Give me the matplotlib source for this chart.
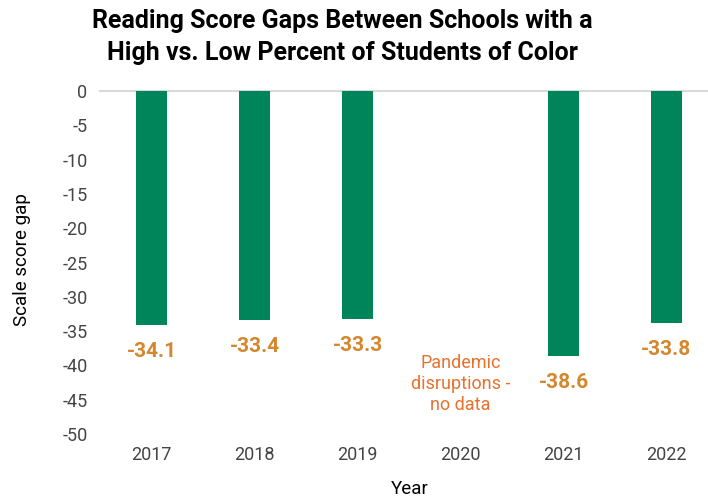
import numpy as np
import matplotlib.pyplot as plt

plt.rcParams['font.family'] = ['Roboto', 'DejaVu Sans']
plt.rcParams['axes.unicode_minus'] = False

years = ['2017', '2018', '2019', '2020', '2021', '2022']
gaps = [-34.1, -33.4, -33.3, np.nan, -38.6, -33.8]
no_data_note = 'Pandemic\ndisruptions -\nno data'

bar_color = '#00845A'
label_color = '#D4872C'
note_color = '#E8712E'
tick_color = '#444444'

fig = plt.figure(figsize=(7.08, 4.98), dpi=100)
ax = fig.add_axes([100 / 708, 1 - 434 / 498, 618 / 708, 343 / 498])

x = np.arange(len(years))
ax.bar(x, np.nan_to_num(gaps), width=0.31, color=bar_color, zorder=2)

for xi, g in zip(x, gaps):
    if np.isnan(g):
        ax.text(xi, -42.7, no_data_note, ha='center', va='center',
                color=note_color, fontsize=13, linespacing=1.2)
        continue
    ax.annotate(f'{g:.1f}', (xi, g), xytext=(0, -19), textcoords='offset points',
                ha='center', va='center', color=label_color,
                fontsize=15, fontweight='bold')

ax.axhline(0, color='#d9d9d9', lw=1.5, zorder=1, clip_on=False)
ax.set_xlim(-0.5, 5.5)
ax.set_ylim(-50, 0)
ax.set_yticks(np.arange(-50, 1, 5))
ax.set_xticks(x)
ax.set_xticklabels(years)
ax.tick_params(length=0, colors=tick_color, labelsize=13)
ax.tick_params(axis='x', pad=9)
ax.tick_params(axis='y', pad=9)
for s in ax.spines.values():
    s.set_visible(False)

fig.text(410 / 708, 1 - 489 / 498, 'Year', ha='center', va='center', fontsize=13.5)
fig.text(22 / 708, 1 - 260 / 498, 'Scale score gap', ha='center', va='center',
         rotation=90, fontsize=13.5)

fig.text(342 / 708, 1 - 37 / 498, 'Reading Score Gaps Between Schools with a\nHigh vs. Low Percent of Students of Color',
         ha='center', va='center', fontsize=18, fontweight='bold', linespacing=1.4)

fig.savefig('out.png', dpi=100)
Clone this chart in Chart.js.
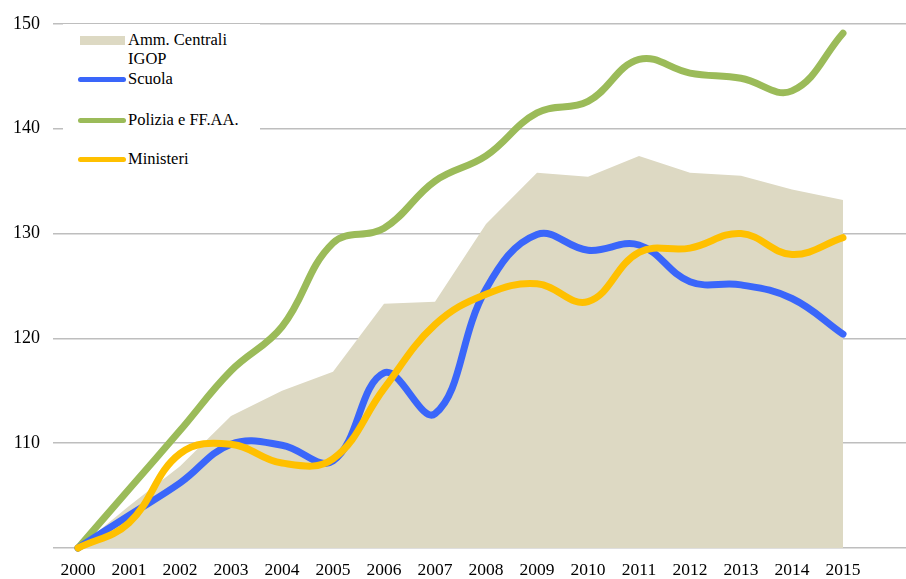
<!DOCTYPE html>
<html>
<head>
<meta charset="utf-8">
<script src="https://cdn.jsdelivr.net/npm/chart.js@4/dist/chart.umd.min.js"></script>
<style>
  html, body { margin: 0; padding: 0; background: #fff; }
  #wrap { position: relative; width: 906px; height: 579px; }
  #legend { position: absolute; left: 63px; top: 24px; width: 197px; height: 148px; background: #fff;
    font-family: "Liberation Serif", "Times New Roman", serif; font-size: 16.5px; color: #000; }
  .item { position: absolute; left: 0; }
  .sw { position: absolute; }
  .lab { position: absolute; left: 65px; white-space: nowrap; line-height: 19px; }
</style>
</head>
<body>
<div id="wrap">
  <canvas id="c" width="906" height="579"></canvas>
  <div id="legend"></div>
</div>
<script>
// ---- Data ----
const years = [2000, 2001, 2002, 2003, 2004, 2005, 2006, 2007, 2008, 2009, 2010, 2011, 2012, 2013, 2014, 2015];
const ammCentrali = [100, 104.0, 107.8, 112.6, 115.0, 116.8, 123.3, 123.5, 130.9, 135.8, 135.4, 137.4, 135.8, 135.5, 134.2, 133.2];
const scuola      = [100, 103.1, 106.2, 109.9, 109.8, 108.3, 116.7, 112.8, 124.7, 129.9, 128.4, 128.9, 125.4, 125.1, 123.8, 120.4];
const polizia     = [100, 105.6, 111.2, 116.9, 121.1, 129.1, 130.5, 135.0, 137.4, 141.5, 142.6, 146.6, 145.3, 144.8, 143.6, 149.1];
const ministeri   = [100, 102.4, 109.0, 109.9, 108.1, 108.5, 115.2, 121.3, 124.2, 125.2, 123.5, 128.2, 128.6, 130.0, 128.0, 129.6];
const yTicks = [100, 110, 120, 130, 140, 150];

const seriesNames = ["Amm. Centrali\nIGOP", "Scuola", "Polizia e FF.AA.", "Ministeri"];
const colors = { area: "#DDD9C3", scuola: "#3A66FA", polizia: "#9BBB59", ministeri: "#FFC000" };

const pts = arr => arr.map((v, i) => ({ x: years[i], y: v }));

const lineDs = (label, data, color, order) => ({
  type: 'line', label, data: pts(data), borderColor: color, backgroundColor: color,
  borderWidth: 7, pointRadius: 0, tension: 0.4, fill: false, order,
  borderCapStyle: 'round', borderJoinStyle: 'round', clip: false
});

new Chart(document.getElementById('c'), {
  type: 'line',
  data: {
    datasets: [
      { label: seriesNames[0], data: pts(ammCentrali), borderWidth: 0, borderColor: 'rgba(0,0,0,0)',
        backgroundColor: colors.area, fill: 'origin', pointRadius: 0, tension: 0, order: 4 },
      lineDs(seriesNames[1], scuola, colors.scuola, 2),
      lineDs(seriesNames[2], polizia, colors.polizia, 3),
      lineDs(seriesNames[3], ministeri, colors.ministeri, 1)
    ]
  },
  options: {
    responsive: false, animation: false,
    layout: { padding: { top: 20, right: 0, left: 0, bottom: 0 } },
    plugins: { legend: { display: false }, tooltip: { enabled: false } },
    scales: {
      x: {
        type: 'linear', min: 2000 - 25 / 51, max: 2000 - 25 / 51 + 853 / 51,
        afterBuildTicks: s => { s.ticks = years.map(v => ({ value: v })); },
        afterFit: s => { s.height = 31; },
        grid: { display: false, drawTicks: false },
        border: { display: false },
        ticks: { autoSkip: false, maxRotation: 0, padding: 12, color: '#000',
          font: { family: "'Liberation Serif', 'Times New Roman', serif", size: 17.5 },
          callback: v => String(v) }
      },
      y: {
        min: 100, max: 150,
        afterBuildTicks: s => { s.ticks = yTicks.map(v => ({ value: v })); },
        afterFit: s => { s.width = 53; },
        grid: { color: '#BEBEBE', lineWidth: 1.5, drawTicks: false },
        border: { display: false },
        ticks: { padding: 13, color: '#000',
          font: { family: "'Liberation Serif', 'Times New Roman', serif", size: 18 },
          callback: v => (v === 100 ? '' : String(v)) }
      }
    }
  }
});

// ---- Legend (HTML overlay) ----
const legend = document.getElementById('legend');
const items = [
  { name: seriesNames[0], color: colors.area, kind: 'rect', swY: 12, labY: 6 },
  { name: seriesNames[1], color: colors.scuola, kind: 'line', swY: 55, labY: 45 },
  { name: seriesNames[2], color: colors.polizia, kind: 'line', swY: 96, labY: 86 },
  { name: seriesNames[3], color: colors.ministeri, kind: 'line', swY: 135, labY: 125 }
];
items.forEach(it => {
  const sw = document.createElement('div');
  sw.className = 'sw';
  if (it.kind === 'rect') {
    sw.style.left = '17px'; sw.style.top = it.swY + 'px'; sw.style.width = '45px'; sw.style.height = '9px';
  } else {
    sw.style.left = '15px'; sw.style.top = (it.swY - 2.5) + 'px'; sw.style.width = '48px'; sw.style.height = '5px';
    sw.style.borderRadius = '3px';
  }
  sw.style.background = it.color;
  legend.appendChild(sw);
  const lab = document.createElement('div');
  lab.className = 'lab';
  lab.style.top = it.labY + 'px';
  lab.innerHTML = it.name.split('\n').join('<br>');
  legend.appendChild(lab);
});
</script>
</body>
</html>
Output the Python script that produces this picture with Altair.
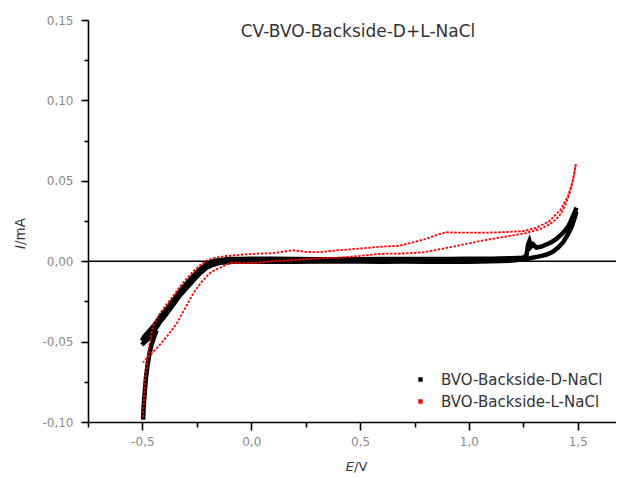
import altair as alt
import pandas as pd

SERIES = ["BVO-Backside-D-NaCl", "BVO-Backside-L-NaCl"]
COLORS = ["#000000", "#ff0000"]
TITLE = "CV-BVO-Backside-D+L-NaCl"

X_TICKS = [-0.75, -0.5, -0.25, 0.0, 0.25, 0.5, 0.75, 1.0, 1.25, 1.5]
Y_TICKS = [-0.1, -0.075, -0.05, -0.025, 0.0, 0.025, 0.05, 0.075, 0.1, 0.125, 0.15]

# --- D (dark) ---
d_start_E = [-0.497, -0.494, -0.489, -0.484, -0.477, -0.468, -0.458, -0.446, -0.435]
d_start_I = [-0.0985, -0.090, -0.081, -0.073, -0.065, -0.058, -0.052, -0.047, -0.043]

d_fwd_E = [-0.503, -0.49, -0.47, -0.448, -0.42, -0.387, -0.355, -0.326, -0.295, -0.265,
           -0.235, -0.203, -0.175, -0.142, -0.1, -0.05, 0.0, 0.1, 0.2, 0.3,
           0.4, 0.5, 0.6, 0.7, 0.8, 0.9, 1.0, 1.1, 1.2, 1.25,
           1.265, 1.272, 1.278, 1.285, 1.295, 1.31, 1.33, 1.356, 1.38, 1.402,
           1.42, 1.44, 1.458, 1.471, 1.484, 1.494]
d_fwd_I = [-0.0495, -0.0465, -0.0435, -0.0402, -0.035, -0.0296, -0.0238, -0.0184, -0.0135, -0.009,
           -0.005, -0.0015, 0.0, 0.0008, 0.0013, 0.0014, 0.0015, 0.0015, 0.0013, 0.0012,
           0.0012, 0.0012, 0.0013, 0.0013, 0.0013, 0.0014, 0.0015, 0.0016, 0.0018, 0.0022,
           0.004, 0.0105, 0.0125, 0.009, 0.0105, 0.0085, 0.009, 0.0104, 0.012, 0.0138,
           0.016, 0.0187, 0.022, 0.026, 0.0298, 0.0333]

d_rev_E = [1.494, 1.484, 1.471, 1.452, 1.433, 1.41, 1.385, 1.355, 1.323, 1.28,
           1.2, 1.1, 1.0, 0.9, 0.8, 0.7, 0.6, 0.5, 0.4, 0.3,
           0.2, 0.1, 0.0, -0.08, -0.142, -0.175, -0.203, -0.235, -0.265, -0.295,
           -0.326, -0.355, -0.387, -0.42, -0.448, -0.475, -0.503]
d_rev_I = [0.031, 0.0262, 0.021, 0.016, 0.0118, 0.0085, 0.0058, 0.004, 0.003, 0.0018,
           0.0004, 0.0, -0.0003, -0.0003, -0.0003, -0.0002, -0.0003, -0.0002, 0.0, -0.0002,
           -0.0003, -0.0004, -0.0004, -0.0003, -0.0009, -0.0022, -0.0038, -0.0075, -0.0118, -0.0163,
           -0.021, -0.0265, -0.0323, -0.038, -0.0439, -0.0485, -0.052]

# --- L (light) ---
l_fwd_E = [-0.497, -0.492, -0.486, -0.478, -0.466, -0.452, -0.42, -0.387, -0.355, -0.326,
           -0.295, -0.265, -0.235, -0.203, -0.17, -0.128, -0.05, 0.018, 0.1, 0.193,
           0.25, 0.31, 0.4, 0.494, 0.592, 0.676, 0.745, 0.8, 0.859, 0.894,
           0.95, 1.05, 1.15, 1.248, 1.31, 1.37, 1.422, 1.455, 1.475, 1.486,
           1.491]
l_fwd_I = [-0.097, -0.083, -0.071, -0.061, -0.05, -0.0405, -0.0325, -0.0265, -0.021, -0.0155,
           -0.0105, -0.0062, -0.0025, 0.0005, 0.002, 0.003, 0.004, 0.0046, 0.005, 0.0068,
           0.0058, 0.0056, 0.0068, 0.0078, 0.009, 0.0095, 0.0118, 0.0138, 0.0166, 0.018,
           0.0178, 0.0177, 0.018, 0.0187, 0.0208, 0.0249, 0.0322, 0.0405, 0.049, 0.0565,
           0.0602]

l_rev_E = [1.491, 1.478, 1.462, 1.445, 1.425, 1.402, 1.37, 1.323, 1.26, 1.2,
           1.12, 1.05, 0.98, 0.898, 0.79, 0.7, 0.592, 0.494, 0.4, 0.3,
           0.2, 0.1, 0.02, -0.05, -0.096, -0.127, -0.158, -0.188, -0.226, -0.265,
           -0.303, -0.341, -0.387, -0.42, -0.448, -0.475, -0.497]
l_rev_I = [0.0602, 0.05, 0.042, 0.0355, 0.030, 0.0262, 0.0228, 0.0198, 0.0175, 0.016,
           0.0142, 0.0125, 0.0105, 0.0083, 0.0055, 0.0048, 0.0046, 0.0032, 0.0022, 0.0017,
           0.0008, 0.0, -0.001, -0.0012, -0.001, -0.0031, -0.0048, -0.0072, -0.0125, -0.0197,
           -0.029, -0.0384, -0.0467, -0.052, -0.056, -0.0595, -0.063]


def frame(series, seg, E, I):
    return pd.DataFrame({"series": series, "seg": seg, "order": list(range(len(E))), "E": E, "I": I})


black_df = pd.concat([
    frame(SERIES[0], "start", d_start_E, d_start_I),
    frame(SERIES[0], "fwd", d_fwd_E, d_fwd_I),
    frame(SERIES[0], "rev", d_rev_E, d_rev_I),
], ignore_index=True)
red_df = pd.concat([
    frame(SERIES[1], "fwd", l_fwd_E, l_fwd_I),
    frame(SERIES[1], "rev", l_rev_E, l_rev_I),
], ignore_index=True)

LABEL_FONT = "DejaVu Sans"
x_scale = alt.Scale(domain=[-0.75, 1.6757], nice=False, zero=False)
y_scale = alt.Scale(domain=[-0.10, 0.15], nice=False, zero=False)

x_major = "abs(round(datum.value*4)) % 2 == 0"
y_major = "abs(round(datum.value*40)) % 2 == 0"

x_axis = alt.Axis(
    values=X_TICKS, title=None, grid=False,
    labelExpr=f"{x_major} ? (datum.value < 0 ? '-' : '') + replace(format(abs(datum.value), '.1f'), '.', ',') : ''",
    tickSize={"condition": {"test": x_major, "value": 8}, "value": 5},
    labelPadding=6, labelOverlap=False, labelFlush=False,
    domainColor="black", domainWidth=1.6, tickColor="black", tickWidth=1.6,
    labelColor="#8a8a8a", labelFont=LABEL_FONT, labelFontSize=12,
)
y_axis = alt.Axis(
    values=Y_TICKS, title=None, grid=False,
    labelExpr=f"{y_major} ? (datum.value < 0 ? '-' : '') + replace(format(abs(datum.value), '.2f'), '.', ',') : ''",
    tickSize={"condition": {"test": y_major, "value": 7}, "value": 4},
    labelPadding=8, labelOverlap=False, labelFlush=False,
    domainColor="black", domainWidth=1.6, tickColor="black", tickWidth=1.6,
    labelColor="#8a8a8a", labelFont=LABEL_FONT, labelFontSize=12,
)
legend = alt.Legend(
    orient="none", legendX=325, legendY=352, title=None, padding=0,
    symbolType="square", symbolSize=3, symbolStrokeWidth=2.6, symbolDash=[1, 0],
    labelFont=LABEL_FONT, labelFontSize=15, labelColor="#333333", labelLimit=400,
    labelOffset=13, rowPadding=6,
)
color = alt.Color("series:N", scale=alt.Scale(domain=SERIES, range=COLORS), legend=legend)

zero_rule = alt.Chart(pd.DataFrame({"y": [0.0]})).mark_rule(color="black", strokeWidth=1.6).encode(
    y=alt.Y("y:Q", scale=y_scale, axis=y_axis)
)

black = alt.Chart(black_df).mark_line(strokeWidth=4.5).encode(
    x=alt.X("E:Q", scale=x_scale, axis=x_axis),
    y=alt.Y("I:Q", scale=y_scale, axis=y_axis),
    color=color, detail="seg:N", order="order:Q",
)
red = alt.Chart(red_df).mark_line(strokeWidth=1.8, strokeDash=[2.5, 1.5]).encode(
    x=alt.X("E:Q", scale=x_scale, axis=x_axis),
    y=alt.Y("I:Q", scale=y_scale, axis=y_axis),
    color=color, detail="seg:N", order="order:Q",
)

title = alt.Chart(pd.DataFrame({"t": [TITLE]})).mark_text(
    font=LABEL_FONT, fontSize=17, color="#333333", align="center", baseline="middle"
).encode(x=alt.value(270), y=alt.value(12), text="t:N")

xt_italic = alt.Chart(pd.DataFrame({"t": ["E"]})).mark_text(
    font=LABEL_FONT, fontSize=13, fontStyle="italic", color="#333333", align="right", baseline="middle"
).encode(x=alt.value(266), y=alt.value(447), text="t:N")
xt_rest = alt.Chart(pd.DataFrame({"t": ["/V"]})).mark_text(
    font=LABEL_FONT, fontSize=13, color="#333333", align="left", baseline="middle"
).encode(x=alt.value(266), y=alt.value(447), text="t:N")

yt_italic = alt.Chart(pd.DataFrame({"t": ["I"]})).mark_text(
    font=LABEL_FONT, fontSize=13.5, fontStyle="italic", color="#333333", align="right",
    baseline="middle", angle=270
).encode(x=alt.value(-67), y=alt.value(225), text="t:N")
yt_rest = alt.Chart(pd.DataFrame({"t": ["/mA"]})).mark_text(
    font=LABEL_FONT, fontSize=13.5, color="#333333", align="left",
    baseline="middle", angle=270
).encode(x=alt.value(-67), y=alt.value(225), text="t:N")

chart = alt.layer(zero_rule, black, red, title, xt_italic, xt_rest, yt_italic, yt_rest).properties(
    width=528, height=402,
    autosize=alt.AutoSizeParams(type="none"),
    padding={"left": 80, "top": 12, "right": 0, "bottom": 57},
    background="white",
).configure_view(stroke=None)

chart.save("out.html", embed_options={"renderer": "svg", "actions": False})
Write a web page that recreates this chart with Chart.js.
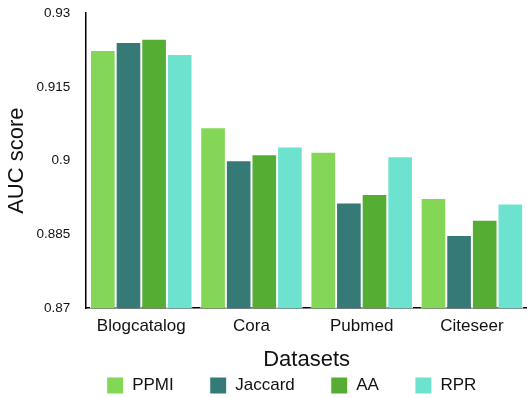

★ ★ ★ ★

:: WHAT NEEDS TO BE DONE ::
Say how many lines of the data include the string "this". Nothing other than the number should be given.

:: EXPECTED ANSWER ::
4